Thank​ you! I really needed this! Please keep writing!

Lynnelle
6 years ago

Very much enjoying this series on marriage. So much of what you have written resonates with me because it’s been true in my own marriage. And yes, no tricks, it does get better!

Hannah Weaver
6 years ago

This is just what I needed to hear!! Encouraging and also challenging. Thank you, Shari, for sharing these truths.
I really enjoy reading your writings ?

Admin
6 years ago

For a blog titled Confessions, the author is sure keeping the secrets. Is there a closed session that follows the open session for all the juicy details?

Natalia Showalter
6 years ago

Powerful truth…and more truth.
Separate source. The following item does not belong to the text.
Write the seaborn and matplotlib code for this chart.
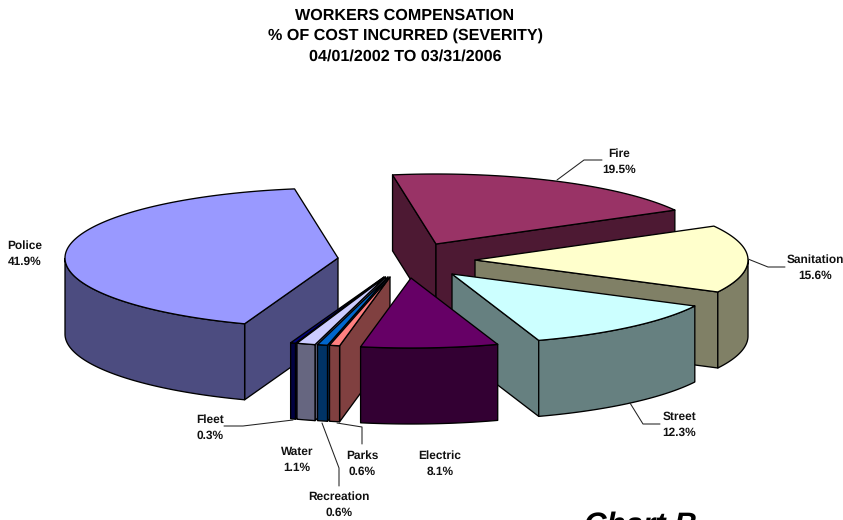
import numpy as np
import seaborn as sns
import matplotlib.pyplot as plt

# chart data
names = ['Police', 'Fire', 'Sanitation', 'Street', 'Electric', 'Parks', 'Recreation', 'Water', 'Fleet']
values = [41.9, 19.5, 15.6, 12.3, 8.1, 0.6, 0.6, 1.1, 0.3]
title_lines = ['WORKERS COMPENSATION', '% OF COST INCURRED (SEVERITY)', '04/01/2002 TO 03/31/2006']

top_colors = sns.color_palette(['#9999FF', '#993366', '#FFFFCC', '#CCFFFF', '#660066',
                                '#FF8080', '#0066CC', '#CCCCFF', '#000080'])
side_colors = sns.color_palette(['#4C4C80', '#4D1933', '#808066', '#668080', '#330033',
                                 '#804040', '#003366', '#666680', '#000040'])

# layout, in pixels of the 843x520 picture
apex = {'Police': (338, 258), 'Fire': (436, 244), 'Sanitation': (475, 260), 'Street': (452, 274),
        'Electric': (411, 278), 'Parks': (390, 277), 'Recreation': (388, 277), 'Water': (385.5, 277),
        'Fleet': (384, 277)}
label_pos = {'Police': (25, 254), 'Fire': (619, 162), 'Sanitation': (815, 268), 'Street': (679, 425),
             'Electric': (440, 464), 'Parks': (362, 464), 'Recreation': (339, 505), 'Water': (297, 460),
             'Fleet': (210, 428)}
leaders = {'Fire': [(557, 180), (584, 160), (602, 160)],
           'Sanitation': [(748, 259), (768, 267), (785, 267)],
           'Street': [(630, 403), (643, 424), (660, 424)],
           'Fleet': [(293, 420), (243, 426), (224, 426)],
           'Parks': [(337, 423), (362, 427), (362, 444)],
           'Recreation': [(322, 423), (339, 468), (339, 486)]}
draw_order = ['Fire', 'Police', 'Sanitation', 'Street', 'Fleet', 'Water', 'Recreation', 'Parks', 'Electric']
start_angle = 250.0
rx, ry = 273, 70
depth = 76

sns.set_theme(style='white')
plt.rcParams['font.family'] = ['Liberation Sans', 'DejaVu Sans']
plt.rcParams['text.hinting'] = 'no_hinting'

fig = plt.figure(figsize=(8.43, 5.2), dpi=100)
ax = fig.add_axes([0, 0, 1, 1])
ax.set_xlim(0, 843)
ax.set_ylim(520, 0)
ax.axis('off')


def rim(center, angles):
    rad = np.radians(angles)
    return center[0] + rx * np.cos(rad), center[1] - ry * np.sin(rad)


def draw_wedge(center, a1, a2, top, side):
    style = dict(edgecolor='black', linewidth=0.95, joinstyle='round')
    # radial faces, only where they look at the viewer
    for a, normal in [(a1, a1 + 90), (a2, a2 - 90)]:
        if np.sin(np.radians(normal)) < 0:
            x, y = rim(center, np.array([a]))
            ax.fill([center[0], x[0], x[0], center[0]],
                    [center[1], y[0], y[0] + depth, center[1] + depth],
                    facecolor=side, **style)
    # outer wall
    angles = np.linspace(a1, a2, 200)
    front = angles[np.sin(np.radians(angles)) < 0]
    if len(front) > 1:
        x, y = rim(center, front)
        ax.fill(np.r_[x, x[::-1]], np.r_[y, y[::-1] + depth], facecolor=side, **style)
    # top
    x, y = rim(center, angles)
    ax.fill(np.r_[center[0], x], np.r_[center[1], y], facecolor=top, **style)


# slices run clockwise from the police slice
sweep = np.array(values) / sum(values) * 360
edges = start_angle - np.r_[0, np.cumsum(sweep)]
for name in draw_order:
    i = names.index(name)
    draw_wedge(apex[name], edges[i], edges[i + 1], top_colors[i], side_colors[i])

for name, pts in leaders.items():
    xs, ys = zip(*pts)
    ax.plot(xs, ys, color='#222222', linewidth=0.75)

for name, value in zip(names, values):
    x, y = label_pos[name]
    ax.text(x, y, f'{name}\n{value}%', ha='center', va='center', fontsize=8.6,
            fontweight='bold', color='#111111', linespacing=1.52, clip_on=False)

ax.text(405, 36, '\n'.join(title_lines), ha='center', va='center', fontsize=11.6,
        fontweight='bold', color='black', linespacing=1.5)
ax.text(584, 534, 'Chart B', ha='left', va='baseline', fontsize=22.5,
        fontweight='bold', fontstyle='italic', color='black')

fig.savefig('out.png', dpi=100)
And it needs to be shared….. blessings to you for baring your heart.
Something tells me that “the Boss” is rather honored by his bride’s Confessions:)

LuAnn Peters
6 years ago

Thanks for sharing! You said it very well

6 years ago

So much good stuff in this blog, I plan on passing it along! Thank you for these blog posts!

Annette
6 years ago

Marriage is hard work. Thanks for making me feel normal. Our first year (and second and third ) were hard. But I thought something must be wrong with us cuz I always saw and heard lovey dovey-ness not angry tears and SO MUCH misunderstanding. But in spite of all that we had a beautiful “love life” (and still do) thank God! And it DID get better. SO MUCH better. Instead of wishing I could die so he could go get a better wife, I wish we could live forever (at least be married in heaven!). I love my husband passionately. And I thank God. Btw we’re currently married nearly 10yrs. So anyway thank-you for being honest.

cheryl hursh
6 years ago

This was just what I needed this morning. Sometimes I lose perspective of the whole marriage thing and focus on what he should be doing. thanks for your honesty and openness.

Anonymous
6 years ago

The Lord led me to your blog. Your posts on marriage are being used by God to help me let go of the pain and fear that has been holding me back from being the wife my amazing husband deserves.

Claudia
4 years ago

I’m haunting your marriage archives after we went to bed last night, rather truthfully joking about yesterday being “in the bottom five days” of our four year marriage. These posts might not fix deep dark issues but they are just the right remedy for the sand-in-your-shoes level of issues.